SHORT TASK :: Below are the records; reproduce all of them exactly but without any images.

GIVEN INFORMATION ::
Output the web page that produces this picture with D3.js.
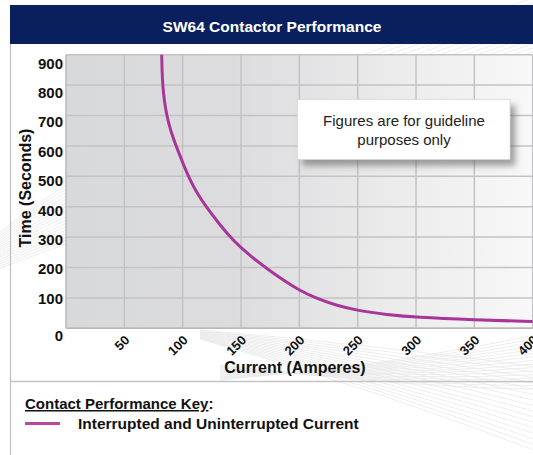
<!DOCTYPE html>
<html><head><meta charset="utf-8">
<script src="https://cdn.jsdelivr.net/npm/d3@7"></script>
<style>
html,body{margin:0;padding:0;background:#fff;}
svg{display:block;font-family:"Liberation Sans",Arial,sans-serif;}
</style></head>
<body>
<svg id="c" width="533" height="455"></svg>
<script>
// ---- data ----
const currentAmps = [82, 82.3, 82.9, 84.2, 86.3, 89.7, 94.3, 100, 106, 113, 121, 130, 140, 150, 161, 172, 186, 200, 215, 230, 250, 275, 300, 350, 400];
const timeSeconds = [900, 850, 800, 750, 700, 650, 600, 545, 490, 440, 395, 350, 303, 265, 229, 197, 159, 125, 98, 77, 58, 45, 36, 28, 22];
const xTicks = [50, 100, 150, 200, 250, 300, 350, 400];
const yTicks = [0, 100, 200, 300, 400, 500, 600, 700, 800, 900];
const chartTitle = "SW64 Contactor Performance";
const xTitle = "Current (Amperes)";
const yTitle = "Time (Seconds)";
const noteLines = ["Figures are for guideline", "purposes only"];
const keyTitle = "Contact Performance Key";
const seriesName = "Interrupted and Uninterrupted Current";

const svg = d3.select("#c");
const W = 533, H = 455;
const plot = {left: 66, top: 54.7, right: 532.7, bottom: 328.3};
const x = d3.scaleLinear().domain([0, 400]).range([plot.left, plot.right]);
const y = d3.scaleLinear().domain([0, 900]).range([plot.bottom, plot.top]);
const lineColor = "#a8369a";

const defs = svg.append("defs");
const grad = defs.append("linearGradient").attr("id", "bg").attr("x1", "0").attr("x2", "1").attr("y1", "0").attr("y2", "0");
grad.append("stop").attr("offset", "0%").attr("stop-color", "#d8d9db");
grad.append("stop").attr("offset", "35%").attr("stop-color", "#dcdcde");
grad.append("stop").attr("offset", "100%").attr("stop-color", "#f8f8f8");
const sh = defs.append("filter").attr("id", "sh").attr("x", "-20%").attr("y", "-20%").attr("width", "150%").attr("height", "160%");
sh.append("feDropShadow").attr("dx", 5).attr("dy", 6).attr("stdDeviation", 3).attr("flood-color", "#555").attr("flood-opacity", 0.55);
const clip = defs.append("clipPath").attr("id", "pc");
clip.append("rect").attr("x", plot.left).attr("y", plot.top - 1).attr("width", plot.right - plot.left + 5).attr("height", plot.bottom - plot.top + 2);

// page background
svg.append("rect").attr("width", W).attr("height", H).attr("fill", "#fff");

// decorative swooshes (background texture)
const deco = svg.append("g").attr("fill", "none").attr("stroke", "#e8e8ea").attr("stroke-width", 0.8);
d3.range(18).forEach(i => {
  deco.append("path").attr("d", `M-20,${250 + i * 1.5} Q 100,${130 + i * 6} 560,${-10 + i * 4}`);
});
d3.range(16).forEach(i => {
  deco.append("path").attr("d", `M200,${330 + i * 0.6} Q 380,${345 + i * 3} 560,${370 + i * 6}`);
  deco.append("path").attr("d", `M220,${380 - i * 1} Q 400,${365 + i * 1.5} 560,${330 + i * 4}`);
});

// panel borders
svg.append("line").attr("x1", 10.5).attr("x2", 10.5).attr("y1", 44).attr("y2", H).attr("stroke", "#bdbdbd").attr("stroke-width", 1.2);
svg.append("line").attr("x1", 10).attr("x2", W).attr("y1", 381.5).attr("y2", 381.5).attr("stroke", "#c4c4c4").attr("stroke-width", 1.5);

// title bar
svg.append("rect").attr("x", 10).attr("y", 5).attr("width", W - 10).attr("height", 39).attr("fill", "#0a205e");
svg.append("text").attr("x", 272).attr("y", 31.5).attr("text-anchor", "middle").attr("fill", "#fff")
  .attr("font-weight", "bold").attr("font-size", "15.5px").text(chartTitle);

// plot background
svg.append("rect").attr("x", plot.left).attr("y", plot.top).attr("width", plot.right - plot.left)
  .attr("height", plot.bottom - plot.top).attr("fill", "url(#bg)");

// grid
const grid = svg.append("g").attr("stroke", "#c3c3c5").attr("stroke-width", 1.5);
yTicks.forEach(t => grid.append("line").attr("x1", plot.left).attr("x2", plot.right).attr("y1", y(t)).attr("y2", y(t)));
xTicks.forEach(t => grid.append("line").attr("x1", x(t)).attr("x2", x(t)).attr("y1", plot.top).attr("y2", plot.bottom));
svg.append("line").attr("x1", plot.left).attr("x2", plot.left).attr("y1", plot.top).attr("y2", plot.bottom).attr("stroke", "#b8b8ba").attr("stroke-width", 1.5);
svg.append("line").attr("x1", plot.left).attr("x2", plot.right).attr("y1", plot.bottom).attr("y2", plot.bottom).attr("stroke", "#b8b8ba").attr("stroke-width", 1.5);

// y tick labels (label positions slightly compressed as in reference)
const yl = d3.scaleLinear().domain([100, 900]).range([298.4, 63.3]);
svg.append("g").selectAll("text").data(yTicks).join("text")
  .attr("x", 63).attr("y", d => d === 0 ? 335.7 : yl(d)).attr("dy", "0.36em")
  .attr("text-anchor", "end").attr("font-weight", "bold").attr("font-size", "15px").attr("fill", "#111")
  .text(d => d);

// x tick labels
svg.append("g").selectAll("text").data(xTicks).join("text")
  .attr("transform", d => `translate(${x(d) + 6},341) rotate(-45)`)
  .attr("text-anchor", "end").attr("font-weight", "bold").attr("font-size", "13px").attr("fill", "#111")
  .text(d => d);

// axis titles
svg.append("text").attr("x", 295).attr("y", 372.5).attr("text-anchor", "middle").attr("font-weight", "bold")
  .attr("font-size", "16px").attr("fill", "#111").text(xTitle);
svg.append("text").attr("transform", "translate(31,188) rotate(-90)").attr("text-anchor", "middle").attr("font-weight", "bold")
  .attr("font-size", "16px").attr("fill", "#111").text(yTitle);

// curve
const pts = currentAmps.map((a, i) => [a, timeSeconds[i]]);
svg.append("path").datum(pts).attr("clip-path", "url(#pc)")
  .attr("d", d3.line().x(d => x(d[0])).y(d => y(d[1])).curve(d3.curveBasis))
  .attr("fill", "none").attr("stroke", lineColor).attr("stroke-width", 3).attr("stroke-linejoin", "round");

// note box
const nb = svg.append("g");
nb.append("rect").attr("x", 297.5).attr("y", 99.5).attr("width", 212.5).attr("height", 60)
  .attr("fill", "#fff").attr("stroke", "#d0d0d0").attr("stroke-width", 0.6).attr("filter", "url(#sh)");
nb.selectAll("text").data(noteLines).join("text")
  .attr("x", 404).attr("y", (d, i) => 125.5 + i * 19.5).attr("text-anchor", "middle")
  .attr("font-size", "15px").attr("fill", "#222").text(d => d);

// legend
const kt = svg.append("text").attr("x", 25).attr("y", 409).attr("font-weight", "bold").attr("font-size", "15px").attr("fill", "#111");
kt.append("tspan").attr("text-decoration", "underline").text(keyTitle);
kt.append("tspan").text(":");
svg.append("line").attr("x1", 25).attr("x2", 60).attr("y1", 423.5).attr("y2", 423.5).attr("stroke", "#b8479f").attr("stroke-width", 3);
svg.append("text").attr("x", 78).attr("y", 428.5).attr("font-weight", "bold").attr("font-size", "15.5px").attr("fill", "#111").text(seriesName);
</script>
</body></html>
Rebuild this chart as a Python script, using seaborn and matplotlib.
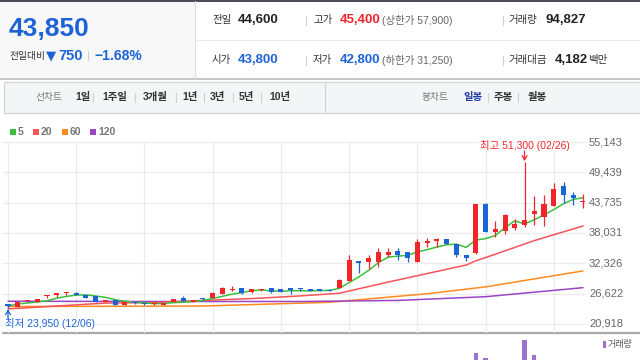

TASK RESPONSE ::
Output the web page that produces this picture with D3.js.
<!DOCTYPE html>
<html><head><meta charset="utf-8">
<script src="https://cdn.jsdelivr.net/npm/d3@7"></script>
<style>
html,body{margin:0;padding:0;background:#fff;}
svg{display:block;font-family:"Liberation Sans",Arial,sans-serif;}
</style></head>
<body>
<svg id="c" width="533" height="455"></svg>
<script>
// ---- data ----
const currentAmps = [82, 82.3, 82.9, 84.2, 86.3, 89.7, 94.3, 100, 106, 113, 121, 130, 140, 150, 161, 172, 186, 200, 215, 230, 250, 275, 300, 350, 400];
const timeSeconds = [900, 850, 800, 750, 700, 650, 600, 545, 490, 440, 395, 350, 303, 265, 229, 197, 159, 125, 98, 77, 58, 45, 36, 28, 22];
const xTicks = [50, 100, 150, 200, 250, 300, 350, 400];
const yTicks = [0, 100, 200, 300, 400, 500, 600, 700, 800, 900];
const chartTitle = "SW64 Contactor Performance";
const xTitle = "Current (Amperes)";
const yTitle = "Time (Seconds)";
const noteLines = ["Figures are for guideline", "purposes only"];
const keyTitle = "Contact Performance Key";
const seriesName = "Interrupted and Uninterrupted Current";

const svg = d3.select("#c");
const W = 533, H = 455;
const plot = {left: 66, top: 54.7, right: 532.7, bottom: 328.3};
const x = d3.scaleLinear().domain([0, 400]).range([plot.left, plot.right]);
const y = d3.scaleLinear().domain([0, 900]).range([plot.bottom, plot.top]);
const lineColor = "#a8369a";

const defs = svg.append("defs");
const grad = defs.append("linearGradient").attr("id", "bg").attr("x1", "0").attr("x2", "1").attr("y1", "0").attr("y2", "0");
grad.append("stop").attr("offset", "0%").attr("stop-color", "#d8d9db");
grad.append("stop").attr("offset", "35%").attr("stop-color", "#dcdcde");
grad.append("stop").attr("offset", "100%").attr("stop-color", "#f8f8f8");
const sh = defs.append("filter").attr("id", "sh").attr("x", "-20%").attr("y", "-20%").attr("width", "150%").attr("height", "160%");
sh.append("feDropShadow").attr("dx", 5).attr("dy", 6).attr("stdDeviation", 3).attr("flood-color", "#555").attr("flood-opacity", 0.55);
const clip = defs.append("clipPath").attr("id", "pc");
clip.append("rect").attr("x", plot.left).attr("y", plot.top - 1).attr("width", plot.right - plot.left + 5).attr("height", plot.bottom - plot.top + 2);

// page background
svg.append("rect").attr("width", W).attr("height", H).attr("fill", "#fff");

// decorative swooshes (background texture)
const deco = svg.append("g").attr("fill", "none").attr("stroke", "#e8e8ea").attr("stroke-width", 0.8);
d3.range(18).forEach(i => {
  deco.append("path").attr("d", `M-20,${250 + i * 1.5} Q 100,${130 + i * 6} 560,${-10 + i * 4}`);
});
d3.range(16).forEach(i => {
  deco.append("path").attr("d", `M200,${330 + i * 0.6} Q 380,${345 + i * 3} 560,${370 + i * 6}`);
  deco.append("path").attr("d", `M220,${380 - i * 1} Q 400,${365 + i * 1.5} 560,${330 + i * 4}`);
});

// panel borders
svg.append("line").attr("x1", 10.5).attr("x2", 10.5).attr("y1", 44).attr("y2", H).attr("stroke", "#bdbdbd").attr("stroke-width", 1.2);
svg.append("line").attr("x1", 10).attr("x2", W).attr("y1", 381.5).attr("y2", 381.5).attr("stroke", "#c4c4c4").attr("stroke-width", 1.5);

// title bar
svg.append("rect").attr("x", 10).attr("y", 5).attr("width", W - 10).attr("height", 39).attr("fill", "#0a205e");
svg.append("text").attr("x", 272).attr("y", 31.5).attr("text-anchor", "middle").attr("fill", "#fff")
  .attr("font-weight", "bold").attr("font-size", "15.5px").text(chartTitle);

// plot background
svg.append("rect").attr("x", plot.left).attr("y", plot.top).attr("width", plot.right - plot.left)
  .attr("height", plot.bottom - plot.top).attr("fill", "url(#bg)");

// grid
const grid = svg.append("g").attr("stroke", "#c3c3c5").attr("stroke-width", 1.5);
yTicks.forEach(t => grid.append("line").attr("x1", plot.left).attr("x2", plot.right).attr("y1", y(t)).attr("y2", y(t)));
xTicks.forEach(t => grid.append("line").attr("x1", x(t)).attr("x2", x(t)).attr("y1", plot.top).attr("y2", plot.bottom));
svg.append("line").attr("x1", plot.left).attr("x2", plot.left).attr("y1", plot.top).attr("y2", plot.bottom).attr("stroke", "#b8b8ba").attr("stroke-width", 1.5);
svg.append("line").attr("x1", plot.left).attr("x2", plot.right).attr("y1", plot.bottom).attr("y2", plot.bottom).attr("stroke", "#b8b8ba").attr("stroke-width", 1.5);

// y tick labels (label positions slightly compressed as in reference)
const yl = d3.scaleLinear().domain([100, 900]).range([298.4, 63.3]);
svg.append("g").selectAll("text").data(yTicks).join("text")
  .attr("x", 63).attr("y", d => d === 0 ? 335.7 : yl(d)).attr("dy", "0.36em")
  .attr("text-anchor", "end").attr("font-weight", "bold").attr("font-size", "15px").attr("fill", "#111")
  .text(d => d);

// x tick labels
svg.append("g").selectAll("text").data(xTicks).join("text")
  .attr("transform", d => `translate(${x(d) + 6},341) rotate(-45)`)
  .attr("text-anchor", "end").attr("font-weight", "bold").attr("font-size", "13px").attr("fill", "#111")
  .text(d => d);

// axis titles
svg.append("text").attr("x", 295).attr("y", 372.5).attr("text-anchor", "middle").attr("font-weight", "bold")
  .attr("font-size", "16px").attr("fill", "#111").text(xTitle);
svg.append("text").attr("transform", "translate(31,188) rotate(-90)").attr("text-anchor", "middle").attr("font-weight", "bold")
  .attr("font-size", "16px").attr("fill", "#111").text(yTitle);

// curve
const pts = currentAmps.map((a, i) => [a, timeSeconds[i]]);
svg.append("path").datum(pts).attr("clip-path", "url(#pc)")
  .attr("d", d3.line().x(d => x(d[0])).y(d => y(d[1])).curve(d3.curveBasis))
  .attr("fill", "none").attr("stroke", lineColor).attr("stroke-width", 3).attr("stroke-linejoin", "round");

// note box
const nb = svg.append("g");
nb.append("rect").attr("x", 297.5).attr("y", 99.5).attr("width", 212.5).attr("height", 60)
  .attr("fill", "#fff").attr("stroke", "#d0d0d0").attr("stroke-width", 0.6).attr("filter", "url(#sh)");
nb.selectAll("text").data(noteLines).join("text")
  .attr("x", 404).attr("y", (d, i) => 125.5 + i * 19.5).attr("text-anchor", "middle")
  .attr("font-size", "15px").attr("fill", "#222").text(d => d);

// legend
const kt = svg.append("text").attr("x", 25).attr("y", 409).attr("font-weight", "bold").attr("font-size", "15px").attr("fill", "#111");
kt.append("tspan").attr("text-decoration", "underline").text(keyTitle);
kt.append("tspan").text(":");
svg.append("line").attr("x1", 25).attr("x2", 60).attr("y1", 423.5).attr("y2", 423.5).attr("stroke", "#b8479f").attr("stroke-width", 3);
svg.append("text").attr("x", 78).attr("y", 428.5).attr("font-weight", "bold").attr("font-size", "15.5px").attr("fill", "#111").text(seriesName);
</script>
</body></html>
Rebuild this chart as a Python script, using seaborn and matplotlib.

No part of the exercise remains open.